Of this series of albums, I prefer the successor, Ring of Changes, but there is still enough to keep fans of the band interested here, although this album marked, for me, the beginning of the end between the two main writers, Lees and Holroyd, who, a la Davies and Hodgson, were now writing completely separately, giving rise to the feel of two acts making one album. Who you prefer is obviously a matter of individual taste. Actually, both can stray into blandness too often for comfort, Back to the Wall being perhaps the stick out example for Holroyd, whilst Death of a City is a rather feeble attempt at a Lees rocking track.
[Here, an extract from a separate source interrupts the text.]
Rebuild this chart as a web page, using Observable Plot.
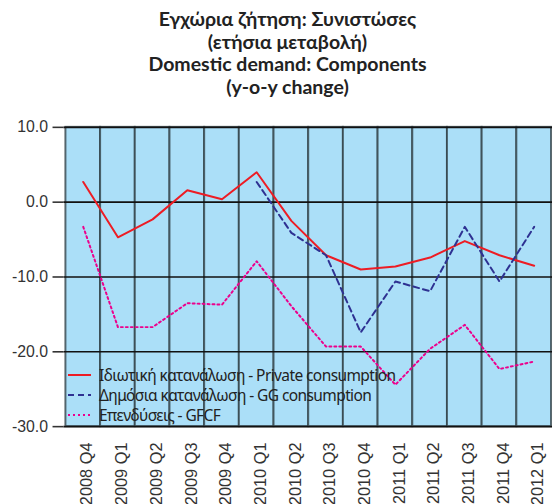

Holroyd does, though, fully redeem himself with the gorgeous ballad Echoes and Shadows, which has a full, rich vocal, amply supported by lush keys. It is, perhaps, this type of track which many find objectionable, but I find just a lovely listening experience. In addition, Life is for Living was a big hit single in Europe, and is a very decent BJH pop track.

As regards Lees, his best are saved until the last two, with the quirky Doctor, Doctor, which has some very intricate grooves and ideas at its heart, and In Memory of the Martyrs, dedicated to those who perished attempting to cross from East to West Berlin. Rich, with lush guitars and symphonic backing keys, full of feeling and sympathy for its subject, and lavishly produced, this is my favourite track of the album, and certainly the closest it came to rather more "traditional" prog. As a fan of the band, this track made it worth the price of the album on its own.

It is difficult to rate an album such as this. I like BJH, and I have never objected to commercial prog rock, and, in fairness, this lot were always master exponents of the "lighter" end of the prog spectrum. There are some very good highlights, but, unfortunately, too much of it is rather forgettable. Pleasant, but unremarkable, and, therefore, in terms of this band's long history, it is not amongst their best, and I would suggest that only completists who have to own all of their work would be recommended to shell out their hard earned cash to own it. Two stars, therefore, but an extra half in reality.